For SaaS applications tracking trial-to-paid conversion funnels, custom events on key actions (trial start, feature first-use, paywall encounter, checkout initiation, payment success) give you the funnel data GA4 provides without sending user behavior data to Google.
Methodology
Script size and feature data from each project's official documentation and GitHub repositories as of April 2026. Privacy analysis based on CNIL (France) and Austrian DSB guidance on Google Analytics and first-party analytics. Block rate estimates from published academic research on ad blocker adoption (2024) and browser privacy defaults. VPS cost estimates from Hetzner cloud pricing.

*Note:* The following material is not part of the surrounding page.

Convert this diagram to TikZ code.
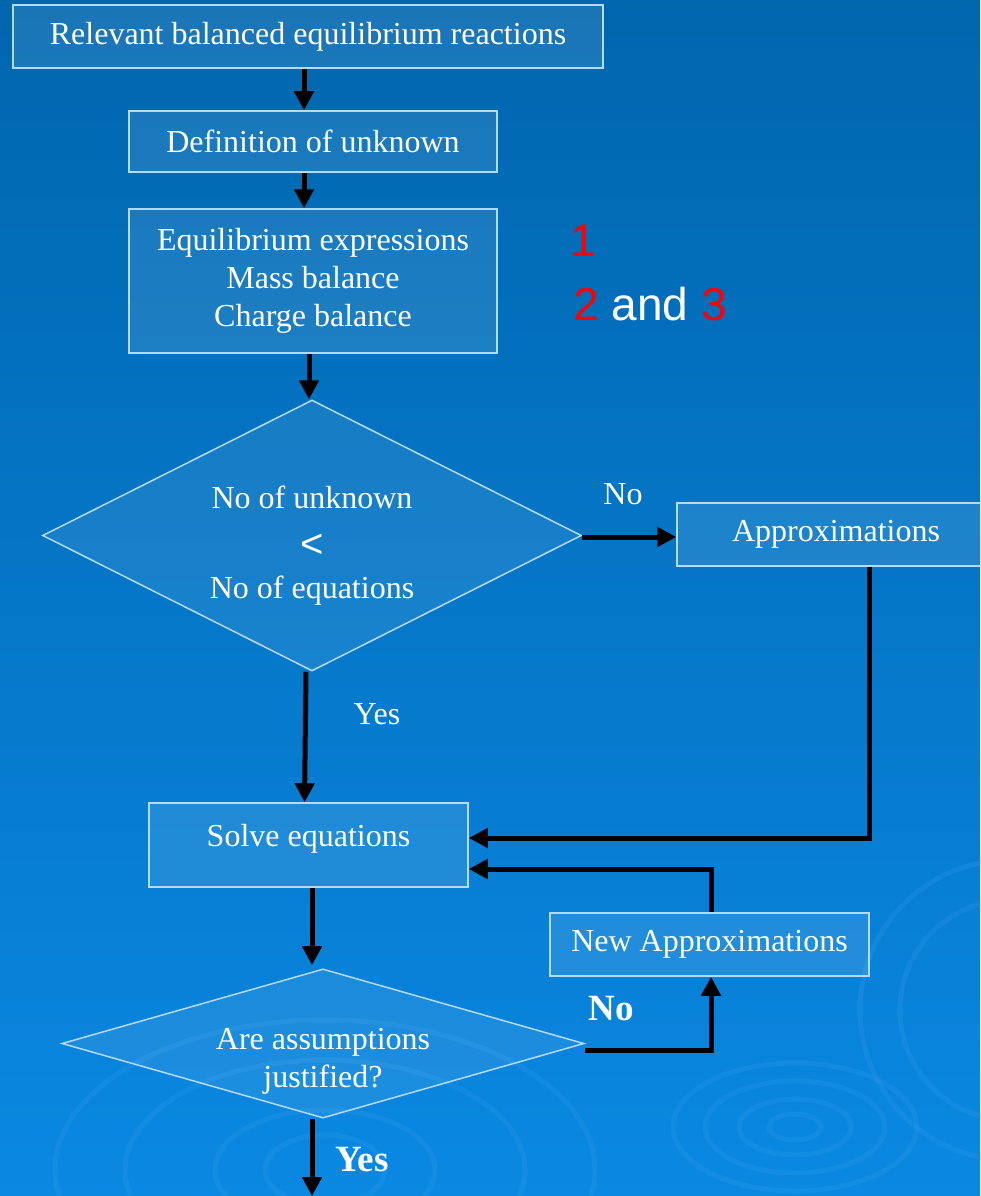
\documentclass[tikz,border=0pt]{standalone}
\usepackage{fontspec}
\setmainfont{Liberation Serif}
\newfontfamily\arialfont{Liberation Sans}
\usepackage{tikz}
\usetikzlibrary{shapes.geometric}
\usetikzlibrary{arrows.meta}
\definecolor{bgtop}{HTML}{0066AE}
\definecolor{bgbot}{HTML}{0A88E2}
\definecolor{edge}{HTML}{B5DAF5}
\definecolor{ring}{HTML}{3FA2F2}
\tikzstyle{procbox}=[rectangle,draw=edge,line width=1.5pt,fill=white,fill opacity=0.1,text opacity=1,text=white,inner sep=0pt,font=\fontsize{32}{38}\selectfont,align=center]
\tikzstyle{decide}=[diamond,draw=edge,line width=1.5pt,fill=white,fill opacity=0.08,text opacity=1,text=white,inner sep=0pt,font=\fontsize{32}{38}\selectfont,align=center]
\tikzstyle{lbl}=[text=white,font=\fontsize{32}{38}\selectfont]
\tikzstyle{flow}=[->,>={Triangle[length=19pt,width=19pt]},line width=5pt,black]
\begin{document}
\begin{tikzpicture}[x=1pt,y=-1pt]
    \useasboundingbox (0,0) rectangle (980,1196);
    \shade[top color=bgtop,bottom color=bgbot] (0,0) rectangle (980,1196);
    % faint rings in the background
    \begin{scope}[draw=ring,opacity=0.2,line width=5pt]
      \draw (795,1127) ellipse (26 and 13);
      \draw (795,1127) ellipse (56 and 28);
      \draw (795,1127) ellipse (90 and 46);
      \draw (795,1127) ellipse (122 and 64);
      \draw (1010,1010) circle (110);
      \draw (1010,1010) circle (150);
      \draw (325,1170) ellipse (60 and 35);
      \draw (325,1170) ellipse (110 and 60);
      \draw (325,1170) ellipse (200 and 110);
      \draw (325,1170) ellipse (270 and 150);
    \end{scope}
    \node[procbox,minimum width=590pt,minimum height=63pt] at (308,36.5) (relv) {Relevant balanced equilibrium reactions};
    \node[procbox,minimum width=368pt,minimum height=61pt] at (313,141.5) (defn) {Definition of unknown};
    \node[procbox,minimum width=368pt,minimum height=144pt] at (313,281) (eqns) {Equilibrium expressions\\Mass balance\\Charge balance};
    \node[text=red,font=\arialfont\fontsize{46}{46}\selectfont] at (583,241) (one) {1};
    \node[text=white,font=\arialfont\fontsize{46}{46}\selectfont] at (650,304) (twothree) {\textcolor{red}{2} and \textcolor{red}{3}};
    \node[decide,aspect=2,minimum width=539pt,minimum height=271pt,text height=140pt,text depth=15pt] at (312,535.5) (count) {No of unknown\\[11pt]{\arialfont\fontsize{40}{40}\selectfont <}\\[3pt]No of equations};
    \node[procbox,minimum width=318pt,minimum height=63pt] at (836,534.5) (approx) {Approximations};
    \node[procbox,minimum width=319pt,minimum height=84pt,text depth=20pt] at (308.5,845) (solve) {Solve equations};
    \node[procbox,minimum width=319pt,minimum height=63pt] at (709.5,944.5) (newap) {New Approximations};
    \node[decide,aspect=3.5,minimum width=517pt,minimum height=145pt,text height=88pt,text depth=-27pt] at (323,1043.5) (check) {Are assumptions\\justified?};
    \node[lbl] at (623,494) (no1) {No};
    \node[lbl] at (377,714) (yes1) {Yes};
    \node[lbl,font=\fontsize{37}{40}\selectfont\bfseries] at (611,1009) (no2) {No};
    \node[lbl,font=\fontsize{37}{40}\selectfont\bfseries] at (362,1160) (yes2) {Yes};
    \coordinate (out) at (312,1196);
    \draw[flow] ([xshift=-4pt]relv.south) -- ([xshift=-9pt]defn.north);
    \draw[flow] ([xshift=-9pt]defn.south) -- ([xshift=-9pt]eqns.north);
    \draw[flow] ([xshift=-4pt]eqns.south) -- ([xshift=-3pt]count.north);
    \draw[flow] ([yshift=-1.5pt]count.east) -- ([yshift=-2.5pt]approx.west);
    \draw[flow] ([xshift=-6pt]count.south) -- ([xshift=-4pt]solve.north);
    \draw[flow] ([xshift=33pt]approx.south) |- ([yshift=7pt]solve.east);
    \draw[flow] ([xshift=1.5pt]newap.north) |- ([yshift=-24pt]solve.east);
    \draw[flow] ([xshift=3.5pt]solve.south) -- ([xshift=-11pt,yshift=3pt]check.north);
    \draw[flow] ([yshift=-6.5pt]check.east) -| ([xshift=1.5pt]newap.south);
    \draw[flow] ([xshift=-11pt]check.south) -- (out);
  \end{tikzpicture}
\end{document}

Server Requirements & Cost
| Tool | Min RAM | Disk | Monthly VPS Cost | Handles |
|---|---|---|---|---|
| Umami | 256 MB | 5 GB | ~$4 (1 vCPU/512MB) | 1M pageviews/month |
| Plausible | 512 MB | 10 GB | ~$6 (1 vCPU/1GB) | 10M+ pageviews/month |
| Matomo | 512 MB | 20 GB | ~$6 (1 vCPU/1GB) | 2M pageviews/month |
| PostHog | 2 GB | 50 GB | ~$12 (2 vCPU/4GB) | 1M events/month |
Self-hosting all four of these combined costs less than a single month of Google Analytics 360.